President Bush and many Republicans, backed by business groups, consider a guest worker program an essential part of any immigration overhaul, feeling that it would encourage many people who currently work illegally to obtain one of the new visas.  Many Democrats and organized labor dislike the guest worker program, believing it would not give guest workers a fair chance at earning permanent citizenship and would unfairly disadvantage American workers, among other problems.

Dorgan said he supports legal immigration through quotas, but believes that the guest worker program is more beneficial to big businesses which want cheap labor than to the American workforce. During earlier consideration of the immigration overhaul bill, Dorgan (along with progressive Barbara Boxer, D-Calif.), sought to eliminate the program completely, but the amendment failed. 

“A sunset clause doesn’t mean a piece of legislation will not get reauthorized. It might. If all of the claims that buttress the original passage turn out to be accurate, then you might well want to reauthorize it,” Dorgan said. “But with other pieces of legislation, we have sunsetted key provisions. Why wouldn’t we want to do the same with respect to temporary workers, which will open the gate and say come into this country?”

Ted Kennedy, D-Mass., one of the most progressive members of the Senate and a cosponsor of the underlying bill, said the bill has built-in mechanisms to ensure that the guest worker program is under constant review, including reports to Congress.

“If we want to make the judgment to change the numbers, the conditions, the various incentives, we have the opportunity to do so. We believe—and I think the Senator makes a valid point—that it is useful to have self-corrective opportunities.
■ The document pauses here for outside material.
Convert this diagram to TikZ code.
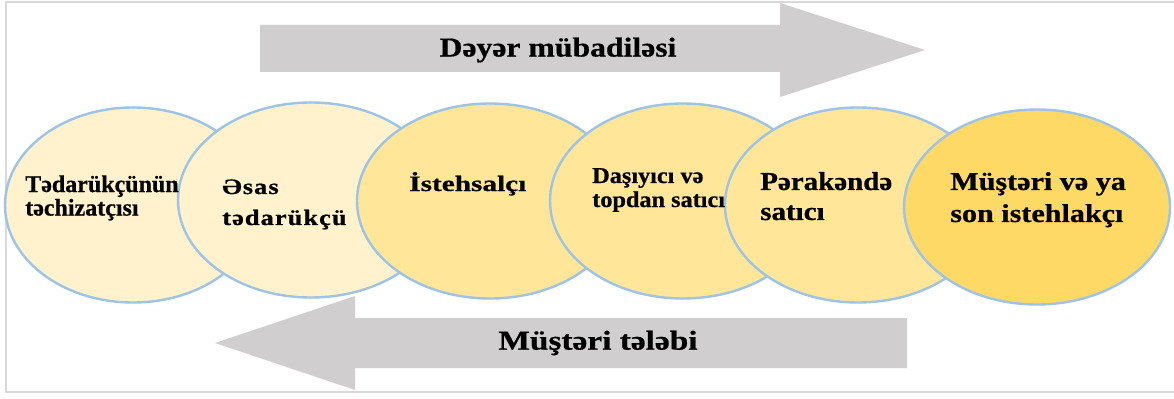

He would do it by ending the program, by finishing it, by sunsetting it. We do it by having a review by people who can make a judgment and a decision and give information to Congress so that we can do it,” Kennedy said.

By a vote of 48-49, the amendment was rejected.  Most Republicans voted against the amendment, though nine did not.  And most Democrats voted for the amendment, though 10 did not.  The most progressive members of the Senate voted for the amendment, with the exception of Kennedy, a cosponsor of the bill. Kennedy said the bill was a carefully crafted bipartisan compromise and that he was afraid that the amendment would unravel the coalition that brought the bill to the floor in the first place. Thus, the amendment was defeated, and the bill went forward without an end date on its guest worker program.